The Digging Leviathan is a science fiction novel by American writer James P. Blaylock. It was first published in 1984 by Ace Books. The source was Blaylock's first novel The Chinese Circus, which was never finished. [1]

Contents

Plot summary

The story is set in 1964 in and around Los Angeles, California. Jim Hastings is a young boy who lives with his uncle, Edward St. Ives; Jim's father suffered a nervous breakdown upon his wife's death and has been institutionalized ever since. Jim is increasingly puzzled by a series of strange events that seem to happen around his friend Giles "Gill" Peach who, like his father and forefathers before him, has gills. The boys are fascinated by pulp science fiction, and Gill begins building a device inspired by the "subterranean prospector" described in Edgar Rice Burroughs' novel At the Earth's Core .

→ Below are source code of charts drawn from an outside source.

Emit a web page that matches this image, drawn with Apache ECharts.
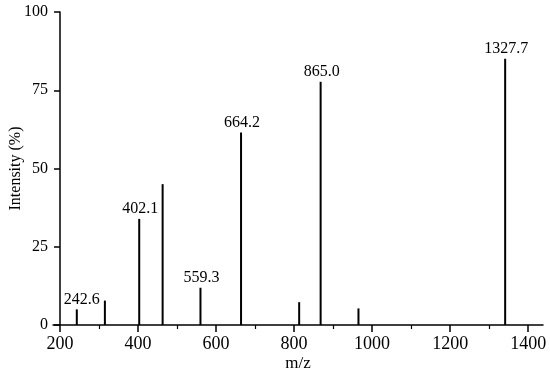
<!DOCTYPE html>
<html>
<head>
<meta charset="utf-8">
<script src="https://cdn.jsdelivr.net/npm/echarts@6/dist/echarts.min.js"></script>
<style>html,body{margin:0;padding:0;background:#fff;}#c{width:550px;height:375px;}</style>
</head>
<body>
<div id="c"></div>
<script>
// m/z positions of the peaks (as drawn) and their intensities (%)
const peakMz = [243, 315, 403, 463, 560, 664, 813, 868, 965, 1341];
const peakIntensity = [5.0, 7.8, 33.9, 45.0, 11.9, 61.5, 7.3, 77.7, 5.3, 85.1];
const peakLabels = ['242.6', '', '402.1', '', '559.3', '664.2', '', '865.0', '', '1327.7'];
const xMajorTicks = [200, 400, 600, 800, 1000, 1200, 1400];
const xMinorTicks = [300, 500, 700, 900, 1100, 1300];
const yTicks = [0, 25, 50, 75, 100];

const FONT = 'Liberation Serif';
const chart = echarts.init(document.getElementById('c'), null, {renderer: 'canvas'});

const data = peakMz.map((x, i) => {
  const item = {value: [x, peakIntensity[i]]};
  if (peakLabels[i]) {
    item.label = {show: true, formatter: peakLabels[i], offset: i === 0 ? [5, 0] : [1, 0]};
  }
  return item;
});

chart.setOption({
  animation: false,
  backgroundColor: '#fff',
  grid: {left: 53, right: 7, top: 12, bottom: 50, containLabel: false, outerBoundsMode: 'none'},
  xAxis: [{
    type: 'value', min: 182, max: 1438,
    name: 'm/z', nameLocation: 'middle', nameGap: 30, nameMoveOverlap: false,
    nameTextStyle: {fontFamily: FONT, fontSize: 17, color: '#000'},
    axisLine: {show: true, lineStyle: {color: '#000', width: 1.5}},
    axisTick: {show: true, customValues: xMajorTicks, length: 7, lineStyle: {color: '#000', width: 1.5}},
    axisLabel: {show: true, customValues: xMajorTicks, margin: 10, fontFamily: FONT, fontSize: 18, color: '#000',
      formatter: v => String(v)},
    splitLine: {show: false}
  }, {
    type: 'value', min: 182, max: 1438, position: 'bottom',
    axisLine: {show: false},
    axisTick: {show: true, customValues: xMinorTicks, length: 4, lineStyle: {color: '#000', width: 1.2}},
    axisLabel: {show: false},
    splitLine: {show: false}
  }],
  yAxis: {
    type: 'value', min: 0, max: 100, interval: 25, offset: -7,
    name: 'Intensity (%)', nameLocation: 'middle', nameGap: 36, nameRotate: 90, nameMoveOverlap: false,
    nameTextStyle: {fontFamily: FONT, fontSize: 16, color: '#000'},
    axisLine: {show: true, lineStyle: {color: '#000', width: 1.5}},
    axisTick: {show: true, length: 6, lineStyle: {color: '#000', width: 1.5}},
    axisLabel: {margin: 12, fontFamily: FONT, fontSize: 16, color: '#000',
      formatter: v => yTicks.includes(v) ? String(v) : ''},
    splitLine: {show: false}
  },
  series: [{
    type: 'bar',
    xAxisIndex: 0,
    barWidth: 2,
    itemStyle: {color: '#000'},
    label: {show: false, position: 'top', distance: 2, fontFamily: FONT, fontSize: 16, color: '#000'},
    data: data
  }]
});
</script>
</body>
</html>
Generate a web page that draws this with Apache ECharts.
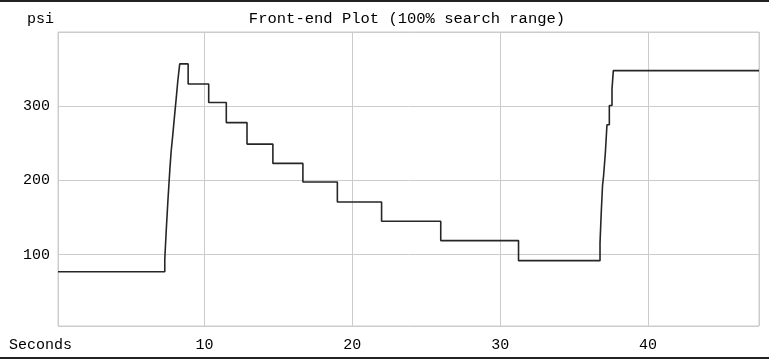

Jim's father William, who periodically escapes the psychiatric facility run by Hilario Frosticos, is convinced that Gill is being manipulated by unscrupulous adventurers allied with Frosticos: a hollow earth conspiracy. This is discounted as paranoia by St. Ives, Russell Latzarel, Roycroft Squires, and William Ashbless, all members of the Newtonian Society, an alternative science-oriented social club. However, as events unfold it appears that William's worst fears have a bizarre truth behind them, and the ideas described in Gill's diaries are more than weird tales.

Clues found by William lead St. Ives and Latzarel to sewers connected to an underground river, mermen, bizarre technology, and a longevity serum based on carp. Together with Jim, the four men try to outmaneuver Frosticos in the race to reach a not-quite unimaginable goal.

Reception

Blaylock said about the novel:

By the time I was out of college a year I had a hundred thousand words of it, and it was evident that it could never be finished, because the plot funneled outward for the entire length of the book. A few years later a guy in Long Beach (up the coast) tied a bunch of helium balloons to an armchair and flew into the stratosphere (seriously) [see Lawnchair Larry flight for details on this 1982 incident] and the event was so inspirational that it seemed to me to suggest a focus for my long-abandoned book. I launched it again, immediately forgot about the guy with the balloons, and it turned into The Digging Leviathan.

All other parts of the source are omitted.